Por: Ana Paula Neiva - Diário de Pernambuco

Publicado em: 18/09/2017 09:56 Atualizado em: 18/09/2017 14:31

Jovens buscam mais pelo sacerdócio. Foto: Peu Ricardo/DP
Jovens buscam mais pelo sacerdócio. Foto: Peu Ricardo/DP

O que leva um jovem largar a família, a namorada, amigos, a carreira profissional e os prazeres da vida mundana para se dedicar aos estudos do sacerdócio nos dias atuais? Motivos são muitos, íntimos de cada um. Mas quem resolve em plena juventude entrar para o seminário sustenta que a vocação é a razão maior de tudo. E na contramão da liberdade sexual, a quantidade de jovens que optam pelo celibato e querem servir a Deus só aumenta em Pernambuco.

Uma prova está no número duplicado de candidatos que ingressaram no Seminário Propedêutico, porta de entrada para os estudos do sacerdócio na Arquidiocese de Olinda e Recife. Saltou de 12 jovens em 2015 para 25 neste ano. Localizado em Igarassu, o seminário fica ao lado do Convento Histórico de Santo Antônio. Aceita adolescentes terminando o ensino médio, a partir de 16 anos.

Entre 2014 e 2015, a Igreja Católica viu, mundialmente, um acréscimo de 971 sacerdotes diocesanos. O arcebispo dom Fernando Saburido, acredita que a procura tem aumentado justamente pelo fato de o padre diocesano desfrutar de maior independência em relação ao sacerdote vinculado a congregações ou a ordens religiosas. “Mas a vocação é, sem dúvida, um impulsor. O trabalho com coroinhas é um grande celeiro”, diz o arcebispo, que aos oito anos fez a Primeira Eucaristia e atuou como coroinha na paróquia da comunidade onde residia na infância.

A idade mínima para se tornar padre é de 24 anos. Antes disso, é preciso ter autorização do Vaticano, como o ex-arcebispo dom Helder Camara, que aos 22 anos teve autorização para ordenamento. Atualmente, o perfil de quem alimenta o sonho de se tornar padre foge dos padrões tradionais. Há jovens de classes sociais, idades e níveis culturais variados. A maioria, inclusive, já teve namoradas.
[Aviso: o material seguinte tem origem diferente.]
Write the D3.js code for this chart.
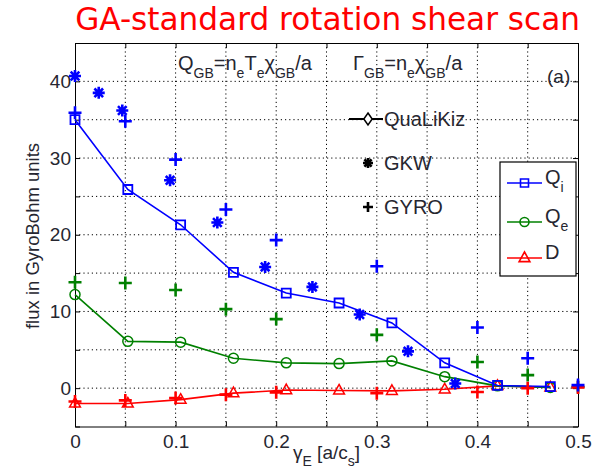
<!DOCTYPE html>
<html lang="en">
<head>
<meta charset="UTF-8">
<title>GA-standard rotation shear scan</title>
<script src="https://d3js.org/d3.v7.min.js"></script>
<style>
  body { margin: 0; background: #fff; }
  svg { display: block; font-family: 'Liberation Sans', Arial, sans-serif; }
  .grid line { stroke: #000; stroke-width: 1; stroke-dasharray: 1.2 3; }
  .axis path { stroke: #000; }
  .axis line { stroke: #000; }
  .axis text { fill: #262630; font-size: 19px; font-family: 'Liberation Sans', Arial, sans-serif; }
</style>
</head>
<body>
<svg id="chart" width="605" height="474"></svg>
<script>
  // QuaLiKiz (lines + markers)
  const qlkX  = [0, 0.0525, 0.105, 0.1575, 0.21, 0.2625, 0.315, 0.3675, 0.42, 0.4725];
  const qlkQi = [35.0, 25.9, 21.3, 15.1, 12.4, 11.1, 8.5, 3.3, 0.35, 0.2];
  const qlkQe = [12.2, 6.1, 6.0, 3.9, 3.3, 3.2, 3.55, 1.5, 0.3, 0.1];
  const qlkD  = [-2.0, -2.0, -1.5, -0.65, -0.25, -0.3, -0.35, -0.15, 0.3, 0.1];

  // GKW (asterisks, ion heat flux only)
  const gkwX  = [0, 0.0236, 0.047, 0.0945, 0.1415, 0.189, 0.236, 0.283, 0.331, 0.378];
  const gkwQi = [40.7, 38.5, 36.2, 27.1, 21.6, 15.8, 13.2, 9.6, 4.8, 0.6];

  // GYRO (plus signs)
  const gyroX  = [0, 0.05, 0.1, 0.15, 0.2, 0.3, 0.4, 0.45, 0.5];
  const gyroQi = [35.9, 34.8, 29.8, 23.3, 19.3, 15.9, 7.9, 3.9, 0.4];
  const gyroQe = [13.8, 13.7, 12.8, 10.3, 9.0, 6.95, 3.4, 1.7, 0.15];
  const gyroD  = [-1.75, -1.6, -1.3, -0.85, -0.55, -0.65, -0.5, 0, 0.1];

  const xTicks = [0, 0.05, 0.1, 0.15, 0.2, 0.25, 0.3, 0.35, 0.4, 0.45, 0.5];
  const yTicks = [-5, 0, 5, 10, 15, 20, 25, 30, 35, 40, 45];
  const xLabeled = [0, 0.1, 0.2, 0.3, 0.4, 0.5];
  const yLabeled = [0, 10, 20, 30, 40];

  const blue = "#0000ff", green = "#008000", red = "#ff0000";

  const svg = d3.select("#chart");
  const x = d3.scaleLinear().domain([0, 0.5]).range([75, 578]);
  const y = d3.scaleLinear().domain([-5, 45]).range([426.5, 43]);

  // title
  const title = svg.append("text")
    .attr("x", 580).attr("y", 30)
    .attr("text-anchor", "end")
    .attr("fill", red)
    .style("font-family", "'DejaVu Sans', Verdana, sans-serif")
    .style("font-size", "30px")
    .text("GA-standard rotation shear scan");
  let tw = title.node().getComputedTextLength();
  title.style("font-size", (30 * 505 / tw) + "px");

  // grid
  const grid = svg.append("g").attr("class", "grid");
  grid.selectAll(".gx").data(xTicks.slice(1, -1)).enter().append("line")
    .attr("x1", d => x(d)).attr("x2", d => x(d))
    .attr("y1", y(45)).attr("y2", y(-5));
  grid.selectAll(".gy").data(yTicks.slice(1, -1)).enter().append("line")
    .attr("y1", d => y(d)).attr("y2", d => y(d))
    .attr("x1", x(0)).attr("x2", x(0.5));

  // axes
  const fx = d => xLabeled.some(v => Math.abs(v - d) < 1e-9) ? d3.format("")(+d.toFixed(2)) : "";
  const fy = d => yLabeled.includes(d) ? d : "";
  svg.append("g").attr("class", "axis").attr("transform", `translate(0,${y(-5)})`)
    .call(d3.axisBottom(x).tickValues(xTicks).tickFormat(fx).tickSizeInner(-5).tickSizeOuter(0).tickPadding(8));
  svg.append("g").attr("class", "axis").attr("transform", `translate(0,${y(45)})`)
    .call(d3.axisTop(x).tickValues(xTicks).tickFormat("").tickSizeInner(-5).tickSizeOuter(0));
  svg.append("g").attr("class", "axis").attr("transform", `translate(${x(0)},0)`)
    .call(d3.axisLeft(y).tickValues(yTicks).tickFormat(fy).tickSizeInner(-5).tickSizeOuter(0).tickPadding(4));
  svg.append("g").attr("class", "axis").attr("transform", `translate(${x(0.5)},0)`)
    .call(d3.axisRight(y).tickValues(yTicks).tickFormat("").tickSizeInner(-5).tickSizeOuter(0));

  // axis labels
  svg.append("text")
    .attr("transform", "translate(39,236) rotate(-90)")
    .attr("text-anchor", "middle")
    .attr("fill", "#262630")
    .style("font-size", "18.5px")
    .text("flux in GyroBohm units");

  function richText(px, py, parts, size, subSize, anchor) {
    const t = svg.append("text").attr("x", px).attr("y", py)
      .attr("fill", "#262630").style("font-size", size + "px")
      .attr("text-anchor", anchor || "start");
    let low = false;
    parts.forEach(p => {
      const sp = t.append("tspan").text(p[0]);
      if (p[1] && !low) { sp.attr("dy", size * 0.38).style("font-size", subSize + "px"); low = true; }
      else if (!p[1] && low) { sp.attr("dy", -size * 0.38); low = false; }
      else if (p[1]) sp.style("font-size", subSize + "px");
    });
    return t;
  }

  richText(326.5, 459, [["\u03B3"], ["E", 1], [" [a/c"], ["s", 1], ["]"]], 19, 14, "middle");

  // annotations
  richText(178, 70, [["Q"], ["GB", 1], ["=n"], ["e", 1], ["T"], ["e", 1], ["\u03C7"], ["GB", 1], ["/a"]], 20, 14);
  richText(353, 70, [["\u0393"], ["GB", 1], ["=n"], ["e", 1], ["\u03C7"], ["GB", 1], ["/a"]], 20, 14);
  richText(547, 83, [["(a)"]], 19, 14);

  // marker shapes
  const shapes = {
    square: r => `M${-r},${-r}H${r}V${r}H${-r}Z`,
    circle: r => `M${r},0A${r},${r} 0 1 1 ${-r},0A${r},${r} 0 1 1 ${r},0Z`,
    triangle: r => `M0,${-r}L${r * 0.9},${r * 0.6}L${-r * 0.9},${r * 0.6}Z`,
    plus: r => `M${-r},0H${r}M0,${-r}V${r}`,
    star: r => { const k = r * 0.72; return `M${-r},0H${r}M0,${-r}V${r}M${-k},${-k}L${k},${k}M${-k},${k}L${k},${-k}`; },
    diamond: r => `M0,${-r}L${r * 0.7},0L0,${r}L${-r * 0.7},0Z`
  };

  const line = d3.line().x(d => x(d[0])).y(d => y(d[1]));
  const plot = svg.append("g");

  function series(xs, ys, color, shape, r, sw, withLine) {
    const pts = xs.map((v, i) => [v, ys[i]]);
    if (withLine) {
      plot.append("path").datum(pts).attr("d", line)
        .attr("fill", "none").attr("stroke", color).attr("stroke-width", 1.6);
    }
    plot.selectAll(null).data(pts).enter().append("path")
      .attr("transform", d => `translate(${x(d[0])},${y(d[1])})`)
      .attr("d", shapes[shape](r))
      .attr("fill", "none").attr("stroke", color).attr("stroke-width", sw);
  }

  series(qlkX, qlkD, red, "triangle", 6, 1.5, true);
  series(qlkX, qlkQe, green, "circle", 5, 1.5, true);
  series(qlkX, qlkQi, blue, "square", 4.5, 1.8, true);
  series(gkwX, gkwQi, blue, "star", 6, 2.6, false);
  series(gyroX, gyroQe, green, "plus", 6.5, 2.6, false);
  series(gyroX, gyroD, red, "plus", 6.5, 2.6, false);
  series(gyroX, gyroQi, blue, "plus", 6.5, 2.6, false);

  // code legend (no box)
  const codes = [
    { name: "QuaLiKiz", shape: "diamond", line: true, yy: 119 },
    { name: "GKW", shape: "star", line: false, yy: 163 },
    { name: "GYRO", shape: "plus", line: false, yy: 207 }
  ];
  codes.forEach(c => {
    if (c.line) svg.append("line").attr("x1", 349).attr("x2", 383)
      .attr("y1", c.yy).attr("y2", c.yy).attr("stroke", "#000").attr("stroke-width", 2);
    svg.append("path").attr("transform", `translate(368,${c.yy})`)
      .attr("d", shapes[c.shape](c.shape === "diamond" ? 6 : 5))
      .attr("fill", c.line ? "#fff" : "none").attr("stroke", "#000")
      .attr("stroke-width", c.line ? 1.5 : 2.6);
    svg.append("text").attr("x", 384).attr("y", c.yy + 7)
      .attr("fill", "#262630").style("font-size", "20px").text(c.name);
  });

  // quantity legend (boxed)
  svg.append("rect").attr("x", 500).attr("y", 162).attr("width", 76).attr("height", 114)
    .attr("fill", "#fff").attr("stroke", "#000").attr("stroke-width", 1.2);
  const qty = [
    { parts: [["Q"], ["i", 1]], color: blue, shape: "square", r: 4, yy: 183 },
    { parts: [["Q"], ["e", 1]], color: green, shape: "circle", r: 4.5, yy: 222 },
    { parts: [["D"]], color: red, shape: "triangle", r: 6, yy: 258 }
  ];
  qty.forEach(q => {
    svg.append("line").attr("x1", 507).attr("x2", 542).attr("y1", q.yy).attr("y2", q.yy)
      .attr("stroke", q.color).attr("stroke-width", 1.6);
    svg.append("path").attr("transform", `translate(524.5,${q.yy})`)
      .attr("d", shapes[q.shape](q.r)).attr("fill", "none")
      .attr("stroke", q.color).attr("stroke-width", 1.6);
    richText(545, q.yy + 1, q.parts, 20, 14);
  });
</script>
</body>
</html>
Quando começou a funcionar em Igarassu, em 2012, o Seminário Propedêutico recebeu 12 candidatos. “Este ano, temos 25, desde adolescentes até graduados. Temos um jornalista e três advogados”, comentou o padre Josivan Bezerra, reitor da casa. A única exigência é não ter sido casado. “Preparamos o jovem para viver o seminário maior (este fica localizado no prédio mantido pela arquidiocese no bairro da Várzea, no Recife). Eles entram pelo processo ordinário, fazem vestibular, Enem ou por meio de diploma universitário”, explicou.

Além dos 25 seminaristas que fazem curso de formação este ano, outros três desistiram. Um deles resolveu ir morar numa comunidade religiosa em Curitiba, no Paraná. “Dos outros dois, um tinha como profissão a advocacia e detinha certo prestígio social. Sentiu desejo de ser padre, mas se arrependeu. O outro jovem entrou em dúvida e disse que precisava amadurecer a ideia”, completou padre Josivan. Neste ano, foram ordenados nove padres. No próximo ano, está prevista a ordenação de outros dez.
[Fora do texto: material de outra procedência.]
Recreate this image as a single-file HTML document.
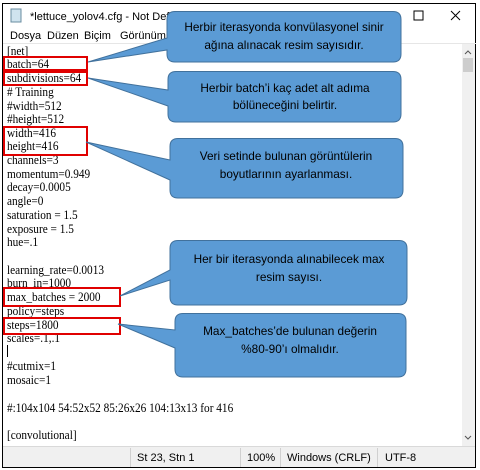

Missão espiritual e, ao mesmo tempo, prática


A rotina do seminário contempla cinco dimensões: intelectual, comunitária, humana afetiva, espiritual e missionária. “Eles fazem curso pré-vestibular num cursinho no Centro de Paulista, às tardes. Aprendem a viver em comunidade, respeitando uns aos outros, recebem apoio psicológico, fazem orações e ajudam os padres nas paróquias e catequeses, visitando doentes, acompanhando velórios, enterros e outras cerimônias religiosas”, explica Josivan Bezerra, reitor do seminário, ordenado como padre há 13 anos.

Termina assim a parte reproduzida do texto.